Two of the pictures I unearthed are a pair of batiks that a friend sent me from Viet Nam when he was stationed over there in the late 1960s. (He wasn't in the military; he was with some organization that tried to help the war victims get their lives back together.) I had them framed about ten years later. One is a geometric abstract in browns and grays, and the other is a kneeling figure in greens and blues. The friend who gave them to me, a well-known science fiction enthusiast, died about three years ago of leukemia and I will think of him when I admire them.
Another of the pictures is a delightful print of three Spanish galleons, presumably Christopher Columbus's fleet, sailing over the edge of the world. I bought it at a decorative arts convention in the early 1980s. It's amusing to realize that it could now pass for an illustration from Terry Pratchett's Diskworld series, because the Diskworld IS flat, with an ocean pouring over the edges.
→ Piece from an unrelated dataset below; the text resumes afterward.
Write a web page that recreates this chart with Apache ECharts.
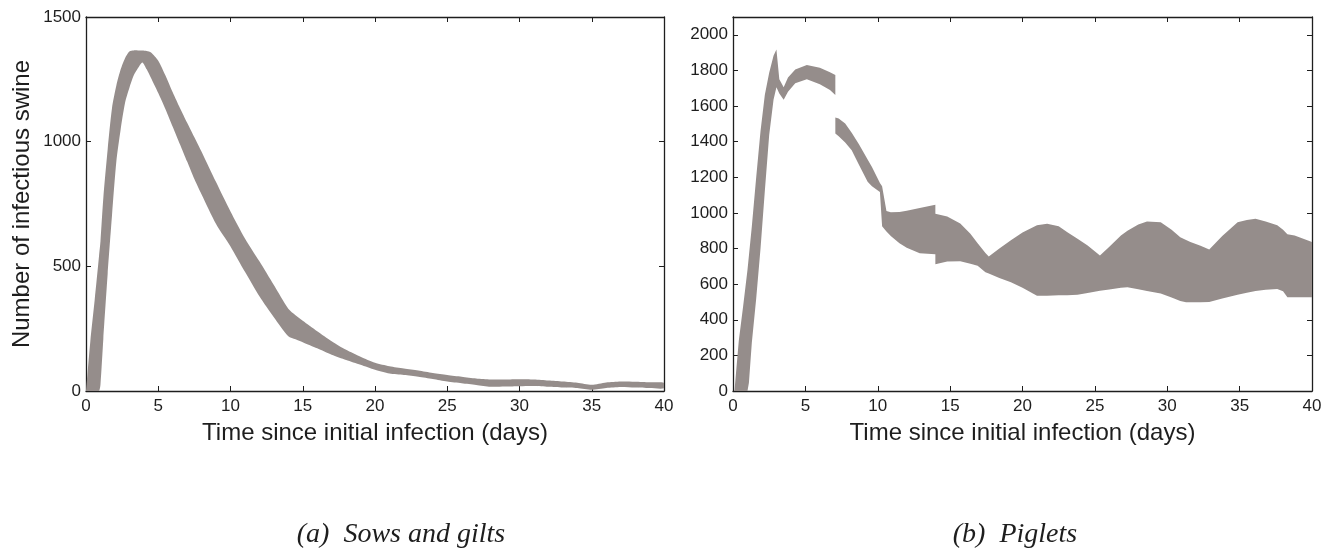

The largest piece is one that I haven't been able to hang yet. It's called "The White Tower," and is a picture of Saruman's Orthanc, from "The Lord of the Rings." I've got the wall anchor and screw in place, but at 3' x 4' it's too bulky for me to see around it to get the wire over the hanger. It's not heavy, merely awkward. A friend is coming over in a couple of days to take away a mower that isn't working, and I'll ask him to help me get it on the wall. He's 6'4" so it should be a snap for him!
Besides these, I've hung several smaller pictures, including some of my own artwork, and my downstairs now looks much more friendly and "lived in." It soothes my soul.